HELENA – A proposal to regulate the medical marijuana industry with money from increased cardholder fees faced a lengthy first hearing Friday before a Legislature that will also be considering plans to repeal the medical marijuana law altogether.
Some medical marijuana advocates joined law enforcement and others in supporting the proposed compromise measure that aims to bring order to a largely unregulated industry. The bill was opposed both by staunch opponents to medical marijuana who want the law repealed, and some medical marijuana advocates who said the regulation would be too stringent.
The measure would set up a process of charging cardholders a new fee that would eventually raise millions to, in part, regulate the industry. It also requires the marijuana be grown in Montana, sets limits on possession amounts, provides for background checks for all cardholders and makes many other changes.
The proposal comes from an interim committee of lawmakers that attempted to find a compromise on the issue.
“The problems have been on the front page of all the papers, and you probably all know them well,” said Rep. Diane Sands, D-Missoula.
Sands said the measure aims to make several improvements, by specifically stating local governments can regulate the businesses within their borders and by drawing a “bright line” for law enforcement who now struggle to determine exactly what is legal.
And it requires that doctors writing prescriptions for medical marijuana have an office in Montana, taking aim at companies that find distant doctors to hold brief interviews before offering a prescription.
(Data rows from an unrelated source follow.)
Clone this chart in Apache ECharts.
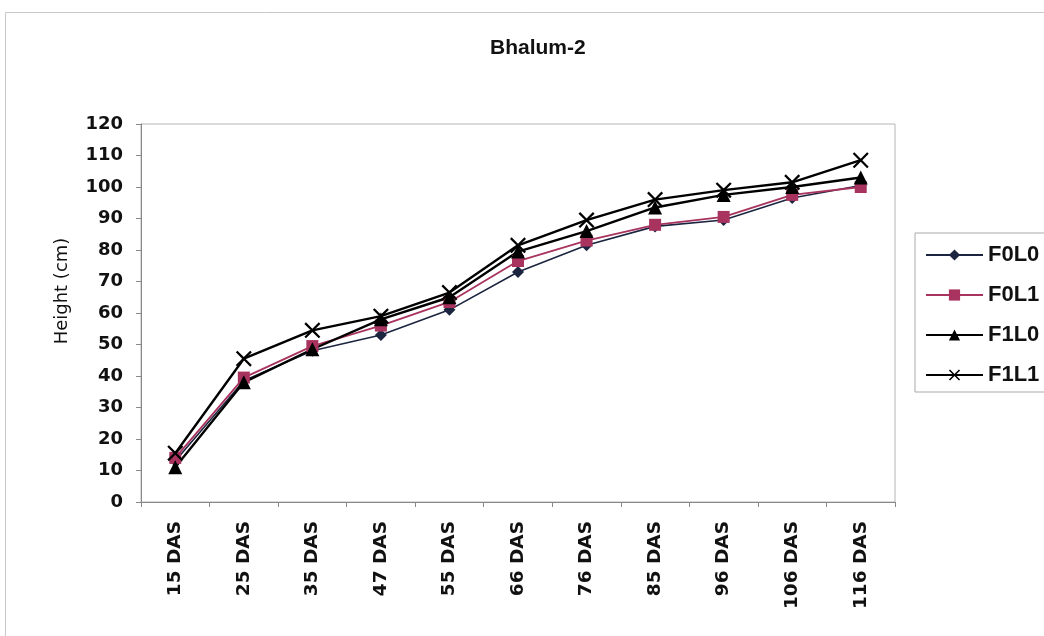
<!DOCTYPE html>
<html>
<head>
<meta charset="utf-8">
<script src="https://cdn.jsdelivr.net/npm/echarts@6/dist/echarts.min.js"></script>
<style>
  html, body { margin: 0; padding: 0; background: #fff; }
  #chart { width: 1044px; height: 636px; }
</style>
</head>
<body>
<div id="chart"></div>
<script>
// Plant height (cm) at days after sowing, Bhalum-2
const categories = ['15 DAS', '25 DAS', '35 DAS', '47 DAS', '55 DAS', '66 DAS', '76 DAS', '85 DAS', '96 DAS', '106 DAS', '116 DAS'];
const F0L0 = [13, 38.5, 48, 53, 61, 73, 81.5, 87.5, 89.5, 96.5, 100.5];
const F0L1 = [14, 39.5, 49.5, 56, 63.5, 76.5, 83, 88, 90.5, 97.5, 100];
const F1L0 = [11, 38, 48.5, 58, 65, 79.5, 86, 93.5, 97.5, 100, 103];
const F1L1 = [15.5, 45.5, 54.5, 59, 66.5, 81.5, 89.5, 96, 99, 101.5, 108.5];
const yTicks = { min: 0, max: 120, interval: 10 };
const yTitle = 'Height (cm)';

const crossPath = 'path://M1,0 L5,4 L9,0 L10,1 L6,5 L10,9 L9,10 L5,6 L1,10 L0,9 L4,5 L0,1 Z';
const wideBold = '"DejaVu Sans", Verdana, sans-serif';
const plainBold = '"Liberation Sans", Arial, sans-serif';

function lineSeries(name, data, color, symbol, size, width) {
  return {
    name: name,
    type: 'line',
    data: data,
    symbol: symbol,
    symbolSize: size,
    showAllSymbol: true,
    lineStyle: { color: color, width: width },
    itemStyle: { color: color },
    emphasis: { disabled: true },
    z: 3
  };
}

const chart = echarts.init(document.getElementById('chart'));
chart.setOption({
  animation: false,
  backgroundColor: '#ffffff',
  title: {
    text: 'Bhalum-2',
    left: 485,
    top: 33,
    textStyle: { fontSize: 21, fontWeight: 'bold', color: '#111', fontFamily: plainBold }
  },
  graphic: [{
    type: 'rect',
    shape: { x: 5.5, y: 12.5, width: 1100, height: 700 },
    style: { fill: 'none', stroke: '#c8c8c8', lineWidth: 1 },
    silent: true
  }, {
    type: 'text',
    x: 62,
    y: 291,
    rotation: Math.PI / 2,
    style: {
      text: yTitle,
      fill: '#111',
      font: '18px "DejaVu Sans", Verdana, sans-serif',
      textAlign: 'center',
      textVerticalAlign: 'middle'
    },
    silent: true
  }],
  legend: {
    orient: 'vertical',
    left: 915,
    top: 233,
    padding: [11, 20, 6, 10],
    itemGap: 18,
    itemWidth: 57,
    itemHeight: 14,
    borderColor: '#aaa',
    borderWidth: 1,
    textStyle: { fontSize: 22, fontWeight: 'bold', color: '#111', fontFamily: plainBold },
    data: ['F0L0', 'F0L1', 'F1L0', 'F1L1']
  },
  grid: {
    left: 141,
    top: 124,
    right: 149,
    bottom: 134,
    show: true,
    borderColor: '#b5b5b5',
    borderWidth: 1
  },
  xAxis: {
    type: 'category',
    data: categories,
    boundaryGap: true,
    axisLine: { lineStyle: { color: '#888', width: 1 } },
    axisTick: { show: true, alignWithLabel: false, length: 5, lineStyle: { color: '#888' } },
    axisLabel: {
      rotate: 90,
      margin: 19,
      fontSize: 18.5,
      fontWeight: 'bold',
      fontFamily: wideBold,
      color: '#111',
      interval: 0
    },
    splitLine: { show: false }
  },
  yAxis: {
    type: 'value',
    min: yTicks.min,
    max: yTicks.max,
    interval: yTicks.interval,
    axisLine: { show: true, lineStyle: { color: '#888', width: 1 } },
    axisTick: { show: true, length: 5, lineStyle: { color: '#888' } },
    axisLabel: { fontSize: 18, fontWeight: 'bold', fontFamily: wideBold, color: '#111', margin: 18 },
    splitLine: { show: false }
  },
  series: [
    lineSeries('F0L0', F0L0, '#1c2540', 'diamond', 12, 1.6),
    lineSeries('F0L1', F0L1, '#a8335e', 'rect', 12, 1.8),
    lineSeries('F1L0', F1L0, '#000000', 'triangle', 14, 2.4),
    lineSeries('F1L1', F1L1, '#000000', crossPath, 16, 2.4)
  ]
});
</script>
</body>
</html>
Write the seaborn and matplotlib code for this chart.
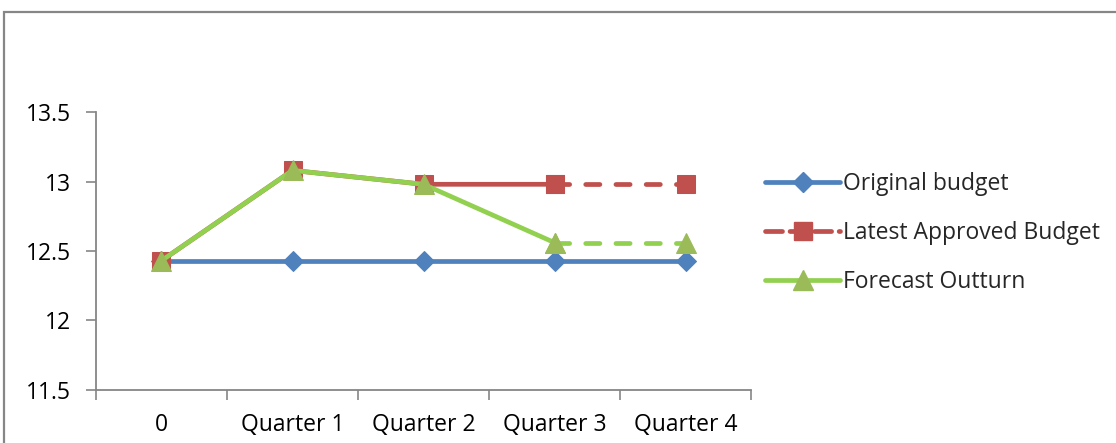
import matplotlib

matplotlib.use("Agg")
import matplotlib.pyplot as plt
import pandas as pd
import seaborn as sns
from matplotlib.lines import Line2D
from matplotlib.patches import Rectangle

sns.set_theme(style="white")
plt.rcParams["font.family"] = ["Open Sans", "DejaVu Sans"]

# %%
categories = ["0", "Quarter 1", "Quarter 2", "Quarter 3", "Quarter 4"]
original_budget = [12.43, 12.43, 12.43, 12.43, 12.43]
latest_budget = [12.43, 13.08, 12.98, 12.98, 12.98]
forecast_outturn = [12.43, 13.08, 12.98, 12.56, 12.56]
series_names = ["Original budget", "Latest Approved Budget", "Forecast Outturn"]

BLUE = "#4F81BD"
RED = "#C0504D"
GREEN_LINE = "#92D050"
GREEN_MARK = "#9BBB59"
GREY = "#868686"
FS = 16.5

# %%
df = pd.DataFrame(
    {
        "pos": range(len(categories)),
        "cat": categories,
        "orig": original_budget,
        "latest": latest_budget,
        "fcst": forecast_outturn,
    }
)
solid = df.iloc[:4]  # 0 .. Quarter 3
dashed = df.iloc[3:]  # Quarter 3 .. Quarter 4

fig = plt.figure(figsize=(11.16, 4.43), dpi=100)
ax = fig.add_axes([0.086, 0.12, 0.587, 0.627])

lw = 3.4
dash = dict(linestyle=(0, (3.0, 3.4)), dash_capstyle="round")

# original budget - solid throughout
sns.lineplot(data=df, x="pos", y="orig", ax=ax, color=BLUE, lw=lw, marker="D", ms=10.5,
             markeredgecolor=BLUE, solid_capstyle="round", zorder=3)

# latest approved budget
sns.lineplot(data=solid, x="pos", y="latest", ax=ax, color=RED, lw=lw, marker="s", ms=13,
             markeredgecolor=RED, solid_capstyle="round", zorder=4)
sns.lineplot(data=dashed, x="pos", y="latest", ax=ax, color=RED, lw=lw, marker="s", ms=13,
             markeredgecolor=RED, zorder=4, **dash)

# forecast outturn
sns.lineplot(data=solid, x="pos", y="fcst", ax=ax, color=GREEN_LINE, lw=lw, marker="^", ms=14,
             markerfacecolor=GREEN_MARK, markeredgecolor=GREEN_MARK, solid_capstyle="round", zorder=5)
sns.lineplot(data=dashed, x="pos", y="fcst", ax=ax, color=GREEN_LINE, lw=lw, marker="^", ms=14,
             markerfacecolor=GREEN_MARK, markeredgecolor=GREEN_MARK, zorder=5, **dash)

# %%
ax.set_xlim(-0.5, len(categories) - 0.5)
ax.set_ylim(11.5, 13.5)
ax.set_yticks([11.5, 12, 12.5, 13, 13.5])
ax.set_yticklabels(["11.5", "12", "12.5", "13", "13.5"])
# category boundaries get tick marks, labels sit in the middle
ax.set_xticks([i - 0.5 for i in range(len(categories) + 1)])
ax.set_xticklabels([])
ax.set_xticks(range(len(categories)), minor=True)
ax.set_xticklabels(categories, minor=True)
ax.tick_params(axis="x", which="major", direction="out", length=7, width=1.2, color=GREY, bottom=True)
ax.tick_params(axis="x", which="minor", length=0, pad=17, labelsize=FS, labelcolor="black")
ax.tick_params(axis="y", direction="out", length=7, width=1.2, color=GREY, left=True, pad=11,
               labelsize=FS, labelcolor="black")
ax.set_xlabel("")
ax.set_ylabel("")
for side in ["top", "right"]:
    ax.spines[side].set_visible(False)
for side in ["left", "bottom"]:
    ax.spines[side].set_color(GREY)
    ax.spines[side].set_linewidth(1.3)

# %%
handles = [
    Line2D([], [], color=BLUE, lw=lw, marker="D", ms=10.5, markeredgecolor=BLUE, solid_capstyle="round"),
    Line2D([], [], color=RED, lw=lw, marker="s", ms=13, markeredgecolor=RED,
           linestyle=(0, (3.6, 1.6)), dash_capstyle="round"),
    Line2D([], [], color=GREEN_LINE, lw=lw, marker="^", ms=14, markerfacecolor=GREEN_MARK,
           markeredgecolor=GREEN_MARK, solid_capstyle="round"),
]
fig.legend(handles, series_names, loc="upper left", bbox_to_anchor=(0.677, 0.632), frameon=False,
           fontsize=FS, handlelength=3.3, handletextpad=0.1, labelspacing=1.08, borderaxespad=0)

# outer chart-area border
fig.add_artist(Rectangle((0.0036, -0.1), 1.2, 1.072, transform=fig.transFigure, fill=False,
                         edgecolor=GREY, lw=1.6, clip_on=False))

fig.savefig("out.png", dpi=100)
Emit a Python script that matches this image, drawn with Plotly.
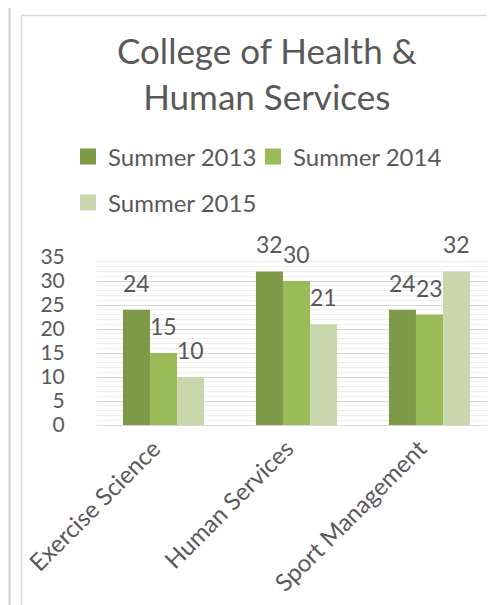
import plotly.graph_objects as go

categories = ["Exercise Science", "Human Services", "Sport Management"]
series_names = ["Summer 2013", "Summer 2014", "Summer 2015"]
summer_2013 = [24, 32, 24]
summer_2014 = [15, 30, 23]
summer_2015 = [10, 21, 32]
y_ticks = [0, 5, 10, 15, 20, 25, 30, 35]

values = [summer_2013, summer_2014, summer_2015]
colors = ["#7E9A48", "#9BBB59", "#C8D8AC"]
txt = "#595959"
FONT = "Lato"
bargap = 0.39

W, H = 495, 605
L, R, T, B = 89, 7, 249, 188
pw = W - L - R
ph = H - T - B

def px_x(p):
    return (p - L) / pw

def px_y(p):
    return (H - B - p) / ph

fig = go.Figure()
for name, vals, col in zip(series_names, values, colors):
    fig.add_trace(go.Bar(x=categories, y=vals, name=name, marker_color=col,
                         marker_line_width=0, showlegend=False))

# legend entries (one legend per entry to place them like the original)
legend_ids = ["legend", "legend2", "legend3"]
for name, col, lid in zip(series_names, colors, legend_ids):
    fig.add_trace(go.Scatter(x=[None], y=[None], mode="markers", name=name,
                             marker=dict(symbol="square", size=16, color=col),
                             legend=lid, showlegend=True))

# data labels
n = len(values)
w = (1 - bargap) / n
annotations = []
for j, vals in enumerate(values):
    for i, v in enumerate(vals):
        annotations.append(dict(x=i + (j - (n - 1) / 2) * w, y=v, xref="x", yref="y",
                                text=str(v), showarrow=False, yanchor="bottom",
                                yshift=11, font=dict(family=FONT, size=23, color=txt)))

# title as a two-line annotation
annotations.append(dict(text="College of Health &<br>Human Services", xref="paper", yref="paper",
                        x=px_x(259), y=px_y(19), xanchor="center", yanchor="top",
                        showarrow=False, align="center",
                        font=dict(family=FONT, size=35, color=txt)))

leg_common = dict(orientation="h", bgcolor="rgba(0,0,0,0)", borderwidth=0,
                  font=dict(family=FONT, size=24, color=txt), xanchor="left",
                  yanchor="middle", itemclick=False)

fig.update_layout(
    width=W, height=H,
    margin=dict(l=L, r=R, t=T, b=B),
    paper_bgcolor="white", plot_bgcolor="white",
    barmode="group", bargap=bargap, bargroupgap=0,
    font=dict(family=FONT, color=txt),
    legend=dict(x=px_x(60), y=px_y(149), **leg_common),
    legend2=dict(x=px_x(245), y=px_y(149), **leg_common),
    legend3=dict(x=px_x(60), y=px_y(195), **leg_common),
    annotations=annotations,
    xaxis=dict(tickangle=-45, tickfont=dict(family=FONT, size=24, color=txt),
               showline=False, showgrid=False, ticks="",
               ticklabelshift=-10, ticklabelstandoff=4),
    yaxis=dict(range=[0, 35], tickvals=y_ticks, tickfont=dict(family=FONT, size=21, color=txt),
               showgrid=True, gridcolor="#D9D9D9", gridwidth=1,
               zeroline=True, zerolinecolor="#D9D9D9", zerolinewidth=1,
               minor=dict(dtick=1, showgrid=True, gridcolor="#F0F0F0", gridwidth=1),
               ticks="outside", ticklen=27, tickcolor="rgba(0,0,0,0)", showline=False),
    shapes=[
        dict(type="rect", xref="paper", yref="paper", x0=px_x(13.5), x1=px_x(488.5),
             y0=px_y(620), y1=px_y(7.5), line=dict(color="#D9D9D9", width=1.5),
             fillcolor="rgba(0,0,0,0)", layer="below"),
        dict(type="line", xref="paper", yref="paper", x0=px_x(1.5), x1=px_x(1.5),
             y0=px_y(620), y1=px_y(-10), line=dict(color="#D9D9D9", width=2.5)),
    ],
)

fig.write_html("out.html")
Two separate physicians would need to recommend the drug for those seeking it for “chronic pain,” by far the most common ailment declared by cardholders.
Some users of the drug argue the requirements are too expensive, and say it is unfair to place a tax on a medicine. The fees on the industry could raise an excess into the millions of dollars for state coffers.
“I think it’s based on fear and not fact,” said Jason Smith, a caregiver from Billings who raises the drug for cardholders. “They talk about tax revenue — this is medication. Medication is supposed to be a tax deduction, not a tax revenue.”
Lawmakers will separately consider bills to repeal the medical marijuana law that voters overwhelmingly approved in an initiative in 2004.
Staunch opponents argued medical marijuana is flooding the streets and regulation can’t fix the problem.
But supporters, a combination of advocates and local officials often at loggerheads with the industry, said they think a compromise can eventually be reached after lawmakers tinker with the bill more.
Tom Daubert, an advocate who helped draft the original initiative, said the measure will take care of the abuses seen in the state.
“I think it is doable in a near consensus kind of way,” Daubert said.
The panel also heard a bill that makes it clear the state’s indoor smoking ban applies to medical marijuana.